━━ INFORMATION SUPPLIED
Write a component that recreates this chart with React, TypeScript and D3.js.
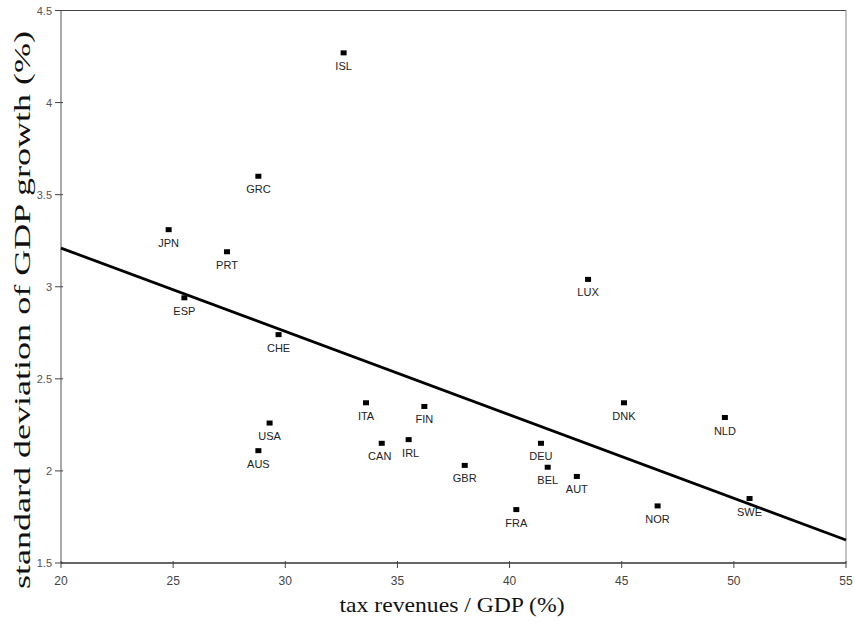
import React from "react";
import * as d3 from "d3";

const countries = ["ISL","GRC","JPN","PRT","ESP","CHE","USA","AUS","ITA","FIN","CAN","IRL","GBR","DEU","BEL","AUT","DNK","NLD","FRA","NOR","SWE","LUX"];
const taxRevenues = [32.6,28.8,24.8,27.4,25.5,29.7,29.3,28.8,33.6,36.2,34.3,35.5,38.0,41.4,41.7,43.0,45.1,49.6,40.3,46.6,50.7,43.5];
const gdpStdDev = [4.27,3.60,3.31,3.19,2.94,2.74,2.26,2.11,2.37,2.35,2.15,2.17,2.03,2.15,2.02,1.97,2.37,2.29,1.79,1.81,1.85,3.04];
const labelDx = [0,0,0,0,0,0,0,0,0,0,-2,2,0,0,0,0,0,0,0,0,0,0];
const fitX = [20, 55];
const fitY = [3.21, 1.625];
const xTicks = [20,25,30,35,40,45,50,55];
const yTicks = [1.5,2,2.5,3,3.5,4,4.5];

export default function App() {
  const left = 61, right = 846, top = 10.5, bottom = 563;
  const x = d3.scaleLinear().domain([20, 55]).range([left, right]);
  const y = d3.scaleLinear().domain([1.5, 4.5]).range([bottom, top]);
  const line = d3.line<number>().x((_, i) => x(fitX[i])).y((d) => y(d));
  const sans = "'Liberation Sans', Arial, sans-serif";
  const serif = "'Liberation Serif', 'DejaVu Serif', serif";
  return (
    <svg width={854} height={621} style={{ position: "absolute", left: 0, top: 0, background: "#fff" }}>
      {/* frame */}
      <line x1={left} x2={right} y1={top} y2={top} stroke="#444" strokeWidth={1} />
      <line x1={right} x2={right} y1={top} y2={bottom} stroke="#888" strokeWidth={1} />
      <line x1={left} x2={left} y1={top} y2={bottom} stroke="#555" strokeWidth={1} />
      <line x1={left} x2={right} y1={bottom} y2={bottom} stroke="#333" strokeWidth={1.6} />
      {/* y ticks */}
      {yTicks.map((t) => (
        <g key={"y" + t}>
          <line x1={left - 6} x2={left + 2} y1={y(t)} y2={y(t)} stroke="#444" strokeWidth={1} />
          <text x={left - 9} y={y(t) + 4} textAnchor="end" fontFamily={sans} fontSize={11} fill="#555">{String(t)}</text>
        </g>
      ))}
      {/* x ticks */}
      {xTicks.map((t) => (
        <g key={"x" + t}>
          <line x1={x(t)} x2={x(t)} y1={bottom - 2} y2={bottom + 5} stroke="#444" strokeWidth={1} />
          <text x={x(t)} y={bottom + 22} textAnchor="middle" fontFamily={sans} fontSize={12} fill="#444">{String(t)}</text>
        </g>
      ))}
      {/* regression line */}
      <path d={line(fitY) || ""} fill="none" stroke="#000" strokeWidth={2.8} />
      {/* points */}
      {countries.map((c, i) => (
        <g key={c}>
          <rect x={x(taxRevenues[i]) - 3} y={y(gdpStdDev[i]) - 2.5} width={6} height={5} fill="#000" />
          <text x={x(taxRevenues[i]) + labelDx[i]} y={y(gdpStdDev[i]) + 17} textAnchor="middle" fontFamily={sans} fontSize={11} fill="#222">{c}</text>
        </g>
      ))}
      {/* axis titles */}
      <text x={452} y={612} textAnchor="middle" fontFamily={serif} fontSize={21} fill="#111" textLength={225} lengthAdjust="spacingAndGlyphs">tax revenues / GDP (%)</text>
      <text transform="translate(30,310) rotate(-90)" textAnchor="middle" fontFamily={serif} fontSize={24} fill="#111" textLength={558} lengthAdjust="spacingAndGlyphs">standard deviation of GDP growth (%)</text>
    </svg>
  );
}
━━━━
* **WRITTEN PROBLEM**
Copy the material above exactly and drop the pictures.

* **EXERCISE OUTPUT**
Write a component that recreates this chart with React, TypeScript and D3.js.
import React from "react";
import * as d3 from "d3";

const countries = ["ISL","GRC","JPN","PRT","ESP","CHE","USA","AUS","ITA","FIN","CAN","IRL","GBR","DEU","BEL","AUT","DNK","NLD","FRA","NOR","SWE","LUX"];
const taxRevenues = [32.6,28.8,24.8,27.4,25.5,29.7,29.3,28.8,33.6,36.2,34.3,35.5,38.0,41.4,41.7,43.0,45.1,49.6,40.3,46.6,50.7,43.5];
const gdpStdDev = [4.27,3.60,3.31,3.19,2.94,2.74,2.26,2.11,2.37,2.35,2.15,2.17,2.03,2.15,2.02,1.97,2.37,2.29,1.79,1.81,1.85,3.04];
const labelDx = [0,0,0,0,0,0,0,0,0,0,-2,2,0,0,0,0,0,0,0,0,0,0];
const fitX = [20, 55];
const fitY = [3.21, 1.625];
const xTicks = [20,25,30,35,40,45,50,55];
const yTicks = [1.5,2,2.5,3,3.5,4,4.5];

export default function App() {
  const left = 61, right = 846, top = 10.5, bottom = 563;
  const x = d3.scaleLinear().domain([20, 55]).range([left, right]);
  const y = d3.scaleLinear().domain([1.5, 4.5]).range([bottom, top]);
  const line = d3.line<number>().x((_, i) => x(fitX[i])).y((d) => y(d));
  const sans = "'Liberation Sans', Arial, sans-serif";
  const serif = "'Liberation Serif', 'DejaVu Serif', serif";
  return (
    <svg width={854} height={621} style={{ position: "absolute", left: 0, top: 0, background: "#fff" }}>
      {/* frame */}
      <line x1={left} x2={right} y1={top} y2={top} stroke="#444" strokeWidth={1} />
      <line x1={right} x2={right} y1={top} y2={bottom} stroke="#888" strokeWidth={1} />
      <line x1={left} x2={left} y1={top} y2={bottom} stroke="#555" strokeWidth={1} />
      <line x1={left} x2={right} y1={bottom} y2={bottom} stroke="#333" strokeWidth={1.6} />
      {/* y ticks */}
      {yTicks.map((t) => (
        <g key={"y" + t}>
          <line x1={left - 6} x2={left + 2} y1={y(t)} y2={y(t)} stroke="#444" strokeWidth={1} />
          <text x={left - 9} y={y(t) + 4} textAnchor="end" fontFamily={sans} fontSize={11} fill="#555">{String(t)}</text>
        </g>
      ))}
      {/* x ticks */}
      {xTicks.map((t) => (
        <g key={"x" + t}>
          <line x1={x(t)} x2={x(t)} y1={bottom - 2} y2={bottom + 5} stroke="#444" strokeWidth={1} />
          <text x={x(t)} y={bottom + 22} textAnchor="middle" fontFamily={sans} fontSize={12} fill="#444">{String(t)}</text>
        </g>
      ))}
      {/* regression line */}
      <path d={line(fitY) || ""} fill="none" stroke="#000" strokeWidth={2.8} />
      {/* points */}
      {countries.map((c, i) => (
        <g key={c}>
          <rect x={x(taxRevenues[i]) - 3} y={y(gdpStdDev[i]) - 2.5} width={6} height={5} fill="#000" />
          <text x={x(taxRevenues[i]) + labelDx[i]} y={y(gdpStdDev[i]) + 17} textAnchor="middle" fontFamily={sans} fontSize={11} fill="#222">{c}</text>
        </g>
      ))}
      {/* axis titles */}
      <text x={452} y={612} textAnchor="middle" fontFamily={serif} fontSize={21} fill="#111" textLength={225} lengthAdjust="spacingAndGlyphs">tax revenues / GDP (%)</text>
      <text transform="translate(30,310) rotate(-90)" textAnchor="middle" fontFamily={serif} fontSize={24} fill="#111" textLength={558} lengthAdjust="spacingAndGlyphs">standard deviation of GDP growth (%)</text>
    </svg>
  );
}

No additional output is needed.